Last week Jessica Adam, a partner in our corporate and M&A team, was joined by Harry Bourne, from the investment banking group at Jefferies, to discuss bridging pricing expectations between buyers and sellers. Jessica and Harry acknowledged that, whilst this isn’t a new issue, due to the number of different macro-economic factors that we are experiencing in the M&A market, we are seeing a larger gap between the pricing expectations of buyers and sellers in current transactions and different methods are being used to overcome this. Some of the methods they discussed having seen in the market recently include:

  1. Earnouts: Over the last few years we have been operating in a seller friendly M&A market which has meant that earnouts have not been used regularly, especially in private equity transactions. Traditionally, using an earnout could have benefits for a private equity house when acquiring assets in particular sectors in which access to new products or developments will vastly increase the growth of the target business but that access and growth is not certain at the point of acquisition.

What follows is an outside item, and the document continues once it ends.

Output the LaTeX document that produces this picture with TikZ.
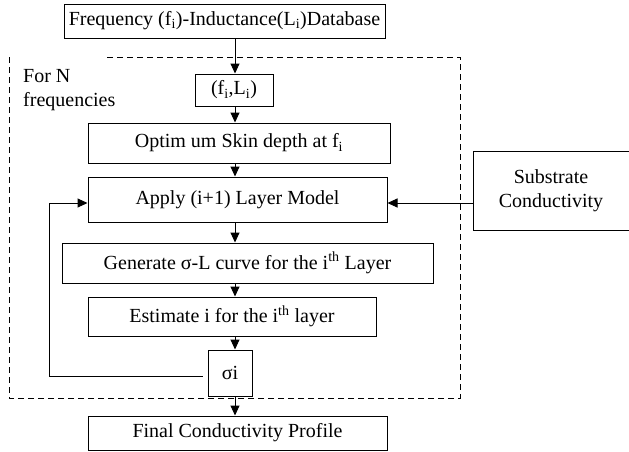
\documentclass[tikz,border=0pt]{standalone}
\usepackage{fontspec}
\setmainfont{Liberation Serif}
\usetikzlibrary{arrows.meta}
\usetikzlibrary{positioning}

\begin{document}
\begin{tikzpicture}[x=1pt,y=-1pt,
	box/.style={draw, line width=1pt, inner sep=0pt, align=center, font=\fontsize{20}{24}\selectfont},
	arr/.style={-{Triangle[length=10pt,width=9pt]}, line width=1pt}]
	\useasboundingbox (0,0) rectangle (629,451);
	\path (235,0) coordinate(spine)
	(49,376) coordinate(back)
	(0,203) coordinate(feed)
	(107,57) coordinate(l1)
	(460,57) coordinate(l2)
	(460,398) coordinate(l3)
	(9,398) coordinate(l4)
	(9,57) coordinate(l5);
	\draw[dashed, dash pattern=on 6pt off 4pt, line width=1pt] (l1) -- (l2) -- (l3) -- (l4) -- (l5);
	
	\node[box, minimum width=321pt, minimum height=34pt] (db) at (224.5,21) {Frequency (f\textsubscript{i})-Inductance(L\textsubscript{i})Database};
	\node[box, minimum width=78pt, minimum height=32pt] (fl) at (234,90) {(f\textsubscript{i},L\textsubscript{i})};
	\node[box, minimum width=302pt, minimum height=40pt] (optim) at (239,143) {Optim um Skin depth at f\textsubscript{i}};
	\node[box, minimum width=299pt, minimum height=45pt] (apply) at (237.5,199.5) {Apply (i+1) Layer Model};
	\node[box, minimum width=371pt, minimum height=40pt] (gen) at (247.5,263) {Generate σ-L curve for the i\textsuperscript{th} Layer};
	\node[box, minimum width=288pt, minimum height=39pt] (est) at (232,316.5) {Estimate i for the i\textsuperscript{th} layer};
	\node[box, minimum width=44pt, minimum height=46pt] (sig) at (230,373) {σi};
	\node[box, minimum width=299pt, minimum height=34pt] (final) at (237.5,433) {Final Conductivity Profile};
	\node[box, minimum width=156pt, minimum height=79pt] (subs) at (551,190.5) {Substrate\\Conductivity};
	\node[anchor=north west, inner sep=0pt, align=left, font=\fontsize{20}{24}\selectfont] (loopnote) at (23,69.5) {For N\\frequencies};
	
	\draw[arr] (spine |- db.south) -- (spine |- fl.north);
	\draw[arr] (spine |- fl.south) -- (spine |- optim.north);
	\draw[arr] (spine |- optim.south) -- (spine |- apply.north);
	\draw[arr] (spine |- apply.south) -- (spine |- gen.north);
	\draw[arr] (spine |- gen.south) -- (spine |- est.north);
	\draw[arr] (spine |- est.south) -- (spine |- sig.north);
	\draw[arr] (spine |- sig.south) -- (spine |- final.north);
	\draw[arr] (subs.west |- feed) -- (apply.east |- feed);
	\draw[arr, shorten <=5pt] (sig.west |- back) -- (back) |- (apply.west |- feed);
	
\end{tikzpicture}
\end{document}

    In the current market and due to the impact that Covid 19 has had on previously profitable businesses however, earnouts are increasingly being considered as an option when structuring transactions in light of recent trading volatility. It allows valuation of the target business to take into account that the business has suffered a recent drop in profitability but there is an expectation that it will recover. However, caution should be exercised if an earnout is going to be used to ensure that there are no unintended repercussions on the business in the future and careful consideration should be given to how it is structured and the performance metrics on which it is based.

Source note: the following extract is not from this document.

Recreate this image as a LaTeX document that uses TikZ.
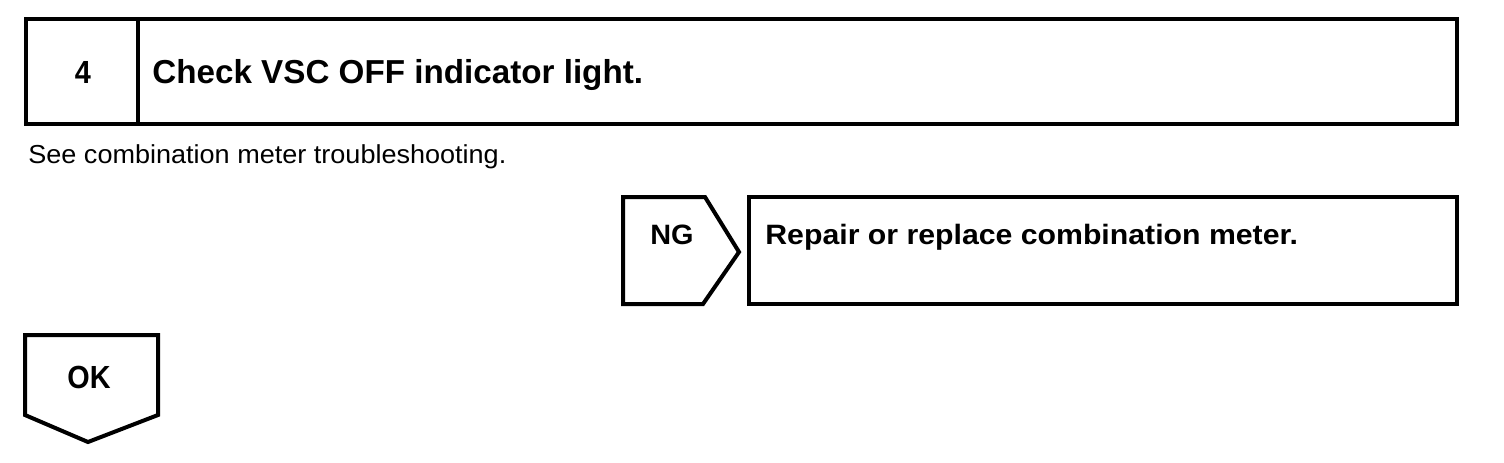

  2. Vendor Rollover: The willingness of a seller to re-invest in a target business demonstrates its confidence in the business, and is particularly appealing for sellers where there is anticipated growth, as it gives a them a share of any future upside. Historically we have seen vendor rollovers in businesses where it is anticipated there will be a steep growth trajectory, however, we are increasingly seeing in the current market so called fund to fund transactions, in which a financial sponsor sells a portfolio company out of one fund and reinvests via a later fund.
    Fund to fund transactions have become more prevalent due to the market conditions caused by Covid 19 and the negative impact that this has had on the valuations of some businesses. Moving an asset to a new fund allows the business to continue to grow and ensures that the selling PE house continues to see some benefit of this growth (albeit via a different fund). In some instances, earnouts combined with vendor rollovers are being used to help bridge any gap between valuations.
  3. Vendor Financing: Whether this mechanism is used depends on the growth profile of a target business. Financing is considered a less risky and volatile investment compared to a vendor rollover, however, it provides less of the upside on any growth of the target business. Vendor financing and vendor rollovers have similar commercial points to consider and similar issues arise when using them to structure transactions. From our experience, vendor rollovers are being utilised more than vendor financing in the current market conditions.
  4. Anti-embarrassment clauses: Despite, at the start of Covid 19, it being predicted that these types of clauses would be more widely used, to avoid buyers taking advantage of the volatile market conditions to drive down prices, we have not to date seen widespread use of them in practice - and it would be fair to say that anti-embarrassment clauses are not common in private equity transactions. They can however, be a useful way to manage deal specific points, for example on a “forced” or time critical sale where a seller may be prepared to accept a lower price but wants protection in the event that the asset is flipped on at a higher valuation within a short period of time.